▸ DATA BLOCK:

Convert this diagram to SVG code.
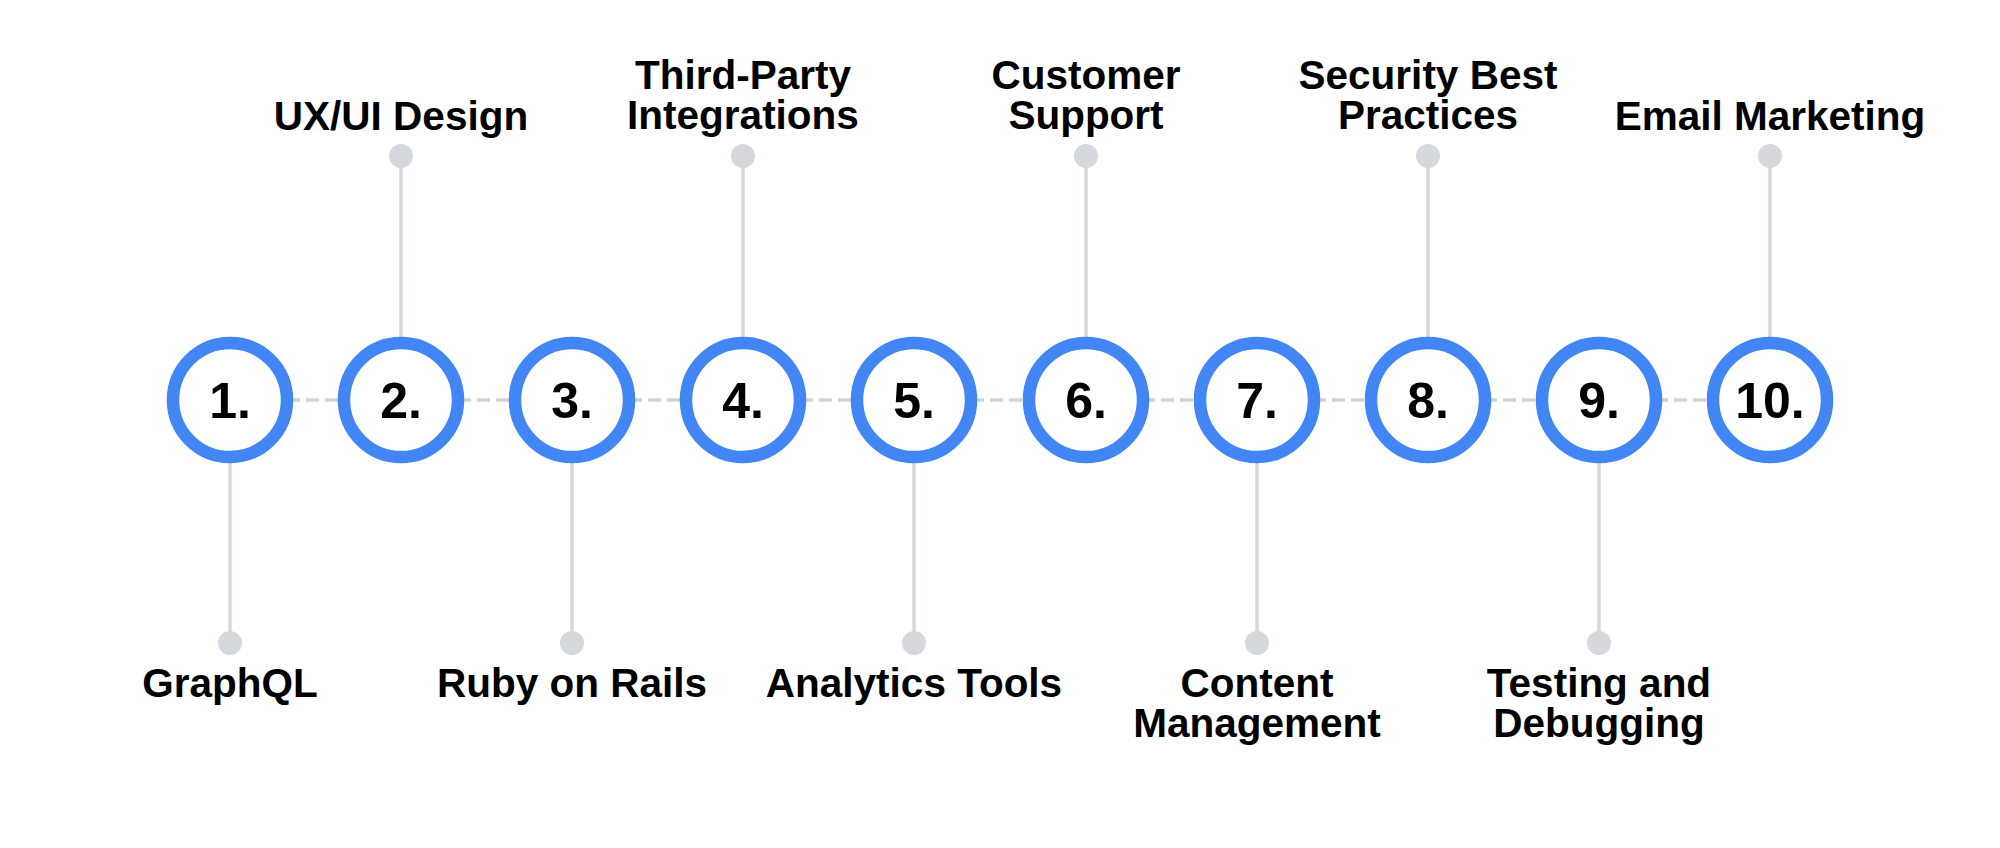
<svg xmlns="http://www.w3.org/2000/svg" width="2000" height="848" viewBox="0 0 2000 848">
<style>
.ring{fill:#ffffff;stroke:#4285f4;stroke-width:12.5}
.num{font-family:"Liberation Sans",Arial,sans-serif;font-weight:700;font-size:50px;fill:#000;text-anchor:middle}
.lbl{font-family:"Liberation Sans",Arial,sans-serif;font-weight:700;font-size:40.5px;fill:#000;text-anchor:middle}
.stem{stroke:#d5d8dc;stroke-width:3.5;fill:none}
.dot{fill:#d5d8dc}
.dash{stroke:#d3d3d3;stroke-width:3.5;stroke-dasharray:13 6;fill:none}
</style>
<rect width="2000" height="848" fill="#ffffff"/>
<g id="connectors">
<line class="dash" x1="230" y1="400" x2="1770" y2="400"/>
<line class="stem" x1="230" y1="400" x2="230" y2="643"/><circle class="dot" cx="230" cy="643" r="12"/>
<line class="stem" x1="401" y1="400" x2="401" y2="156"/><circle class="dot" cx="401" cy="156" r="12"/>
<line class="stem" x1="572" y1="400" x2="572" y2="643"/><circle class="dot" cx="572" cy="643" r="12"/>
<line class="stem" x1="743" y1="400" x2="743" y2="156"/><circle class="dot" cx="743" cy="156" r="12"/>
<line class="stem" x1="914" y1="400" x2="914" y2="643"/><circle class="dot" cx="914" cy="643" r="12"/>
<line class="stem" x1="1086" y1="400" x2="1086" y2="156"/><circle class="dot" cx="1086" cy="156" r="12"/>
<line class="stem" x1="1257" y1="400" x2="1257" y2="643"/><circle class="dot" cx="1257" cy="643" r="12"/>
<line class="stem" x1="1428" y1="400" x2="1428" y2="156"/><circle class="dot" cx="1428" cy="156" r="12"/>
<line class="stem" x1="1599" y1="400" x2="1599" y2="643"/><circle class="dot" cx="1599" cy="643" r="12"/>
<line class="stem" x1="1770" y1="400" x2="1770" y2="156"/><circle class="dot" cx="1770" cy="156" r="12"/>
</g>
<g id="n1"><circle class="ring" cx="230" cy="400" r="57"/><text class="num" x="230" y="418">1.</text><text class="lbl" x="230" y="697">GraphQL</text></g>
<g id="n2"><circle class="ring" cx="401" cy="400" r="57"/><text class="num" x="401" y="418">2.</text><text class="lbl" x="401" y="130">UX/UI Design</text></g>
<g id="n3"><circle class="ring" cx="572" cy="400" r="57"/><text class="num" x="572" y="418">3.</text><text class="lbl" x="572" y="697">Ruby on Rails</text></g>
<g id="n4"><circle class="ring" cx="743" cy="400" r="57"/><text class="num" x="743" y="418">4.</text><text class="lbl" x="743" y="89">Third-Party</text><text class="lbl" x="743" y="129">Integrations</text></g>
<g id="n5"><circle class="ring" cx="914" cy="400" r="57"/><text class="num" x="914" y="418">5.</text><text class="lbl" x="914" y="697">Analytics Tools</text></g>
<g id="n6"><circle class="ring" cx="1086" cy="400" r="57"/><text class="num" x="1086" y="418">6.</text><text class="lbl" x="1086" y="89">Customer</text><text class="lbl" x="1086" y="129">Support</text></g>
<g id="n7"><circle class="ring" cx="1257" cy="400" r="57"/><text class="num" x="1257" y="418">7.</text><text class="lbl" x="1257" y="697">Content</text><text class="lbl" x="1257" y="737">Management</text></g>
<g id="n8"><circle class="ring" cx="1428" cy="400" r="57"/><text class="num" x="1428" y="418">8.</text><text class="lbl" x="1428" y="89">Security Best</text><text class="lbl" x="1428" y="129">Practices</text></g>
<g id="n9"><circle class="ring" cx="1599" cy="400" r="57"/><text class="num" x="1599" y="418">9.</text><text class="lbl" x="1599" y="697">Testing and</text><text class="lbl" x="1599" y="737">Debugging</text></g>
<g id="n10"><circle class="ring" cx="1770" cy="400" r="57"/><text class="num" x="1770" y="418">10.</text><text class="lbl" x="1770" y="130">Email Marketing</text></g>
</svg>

▸ STATED GOAL:
Restate the whole listing above exactly, please, omitting every image.

▸ TASK OUTPUT:
Convert this diagram to SVG code.
<svg xmlns="http://www.w3.org/2000/svg" width="2000" height="848" viewBox="0 0 2000 848">
<style>
.ring{fill:#ffffff;stroke:#4285f4;stroke-width:12.5}
.num{font-family:"Liberation Sans",Arial,sans-serif;font-weight:700;font-size:50px;fill:#000;text-anchor:middle}
.lbl{font-family:"Liberation Sans",Arial,sans-serif;font-weight:700;font-size:40.5px;fill:#000;text-anchor:middle}
.stem{stroke:#d5d8dc;stroke-width:3.5;fill:none}
.dot{fill:#d5d8dc}
.dash{stroke:#d3d3d3;stroke-width:3.5;stroke-dasharray:13 6;fill:none}
</style>
<rect width="2000" height="848" fill="#ffffff"/>
<g id="connectors">
<line class="dash" x1="230" y1="400" x2="1770" y2="400"/>
<line class="stem" x1="230" y1="400" x2="230" y2="643"/><circle class="dot" cx="230" cy="643" r="12"/>
<line class="stem" x1="401" y1="400" x2="401" y2="156"/><circle class="dot" cx="401" cy="156" r="12"/>
<line class="stem" x1="572" y1="400" x2="572" y2="643"/><circle class="dot" cx="572" cy="643" r="12"/>
<line class="stem" x1="743" y1="400" x2="743" y2="156"/><circle class="dot" cx="743" cy="156" r="12"/>
<line class="stem" x1="914" y1="400" x2="914" y2="643"/><circle class="dot" cx="914" cy="643" r="12"/>
<line class="stem" x1="1086" y1="400" x2="1086" y2="156"/><circle class="dot" cx="1086" cy="156" r="12"/>
<line class="stem" x1="1257" y1="400" x2="1257" y2="643"/><circle class="dot" cx="1257" cy="643" r="12"/>
<line class="stem" x1="1428" y1="400" x2="1428" y2="156"/><circle class="dot" cx="1428" cy="156" r="12"/>
<line class="stem" x1="1599" y1="400" x2="1599" y2="643"/><circle class="dot" cx="1599" cy="643" r="12"/>
<line class="stem" x1="1770" y1="400" x2="1770" y2="156"/><circle class="dot" cx="1770" cy="156" r="12"/>
</g>
<g id="n1"><circle class="ring" cx="230" cy="400" r="57"/><text class="num" x="230" y="418">1.</text><text class="lbl" x="230" y="697">GraphQL</text></g>
<g id="n2"><circle class="ring" cx="401" cy="400" r="57"/><text class="num" x="401" y="418">2.</text><text class="lbl" x="401" y="130">UX/UI Design</text></g>
<g id="n3"><circle class="ring" cx="572" cy="400" r="57"/><text class="num" x="572" y="418">3.</text><text class="lbl" x="572" y="697">Ruby on Rails</text></g>
<g id="n4"><circle class="ring" cx="743" cy="400" r="57"/><text class="num" x="743" y="418">4.</text><text class="lbl" x="743" y="89">Third-Party</text><text class="lbl" x="743" y="129">Integrations</text></g>
<g id="n5"><circle class="ring" cx="914" cy="400" r="57"/><text class="num" x="914" y="418">5.</text><text class="lbl" x="914" y="697">Analytics Tools</text></g>
<g id="n6"><circle class="ring" cx="1086" cy="400" r="57"/><text class="num" x="1086" y="418">6.</text><text class="lbl" x="1086" y="89">Customer</text><text class="lbl" x="1086" y="129">Support</text></g>
<g id="n7"><circle class="ring" cx="1257" cy="400" r="57"/><text class="num" x="1257" y="418">7.</text><text class="lbl" x="1257" y="697">Content</text><text class="lbl" x="1257" y="737">Management</text></g>
<g id="n8"><circle class="ring" cx="1428" cy="400" r="57"/><text class="num" x="1428" y="418">8.</text><text class="lbl" x="1428" y="89">Security Best</text><text class="lbl" x="1428" y="129">Practices</text></g>
<g id="n9"><circle class="ring" cx="1599" cy="400" r="57"/><text class="num" x="1599" y="418">9.</text><text class="lbl" x="1599" y="697">Testing and</text><text class="lbl" x="1599" y="737">Debugging</text></g>
<g id="n10"><circle class="ring" cx="1770" cy="400" r="57"/><text class="num" x="1770" y="418">10.</text><text class="lbl" x="1770" y="130">Email Marketing</text></g>
</svg>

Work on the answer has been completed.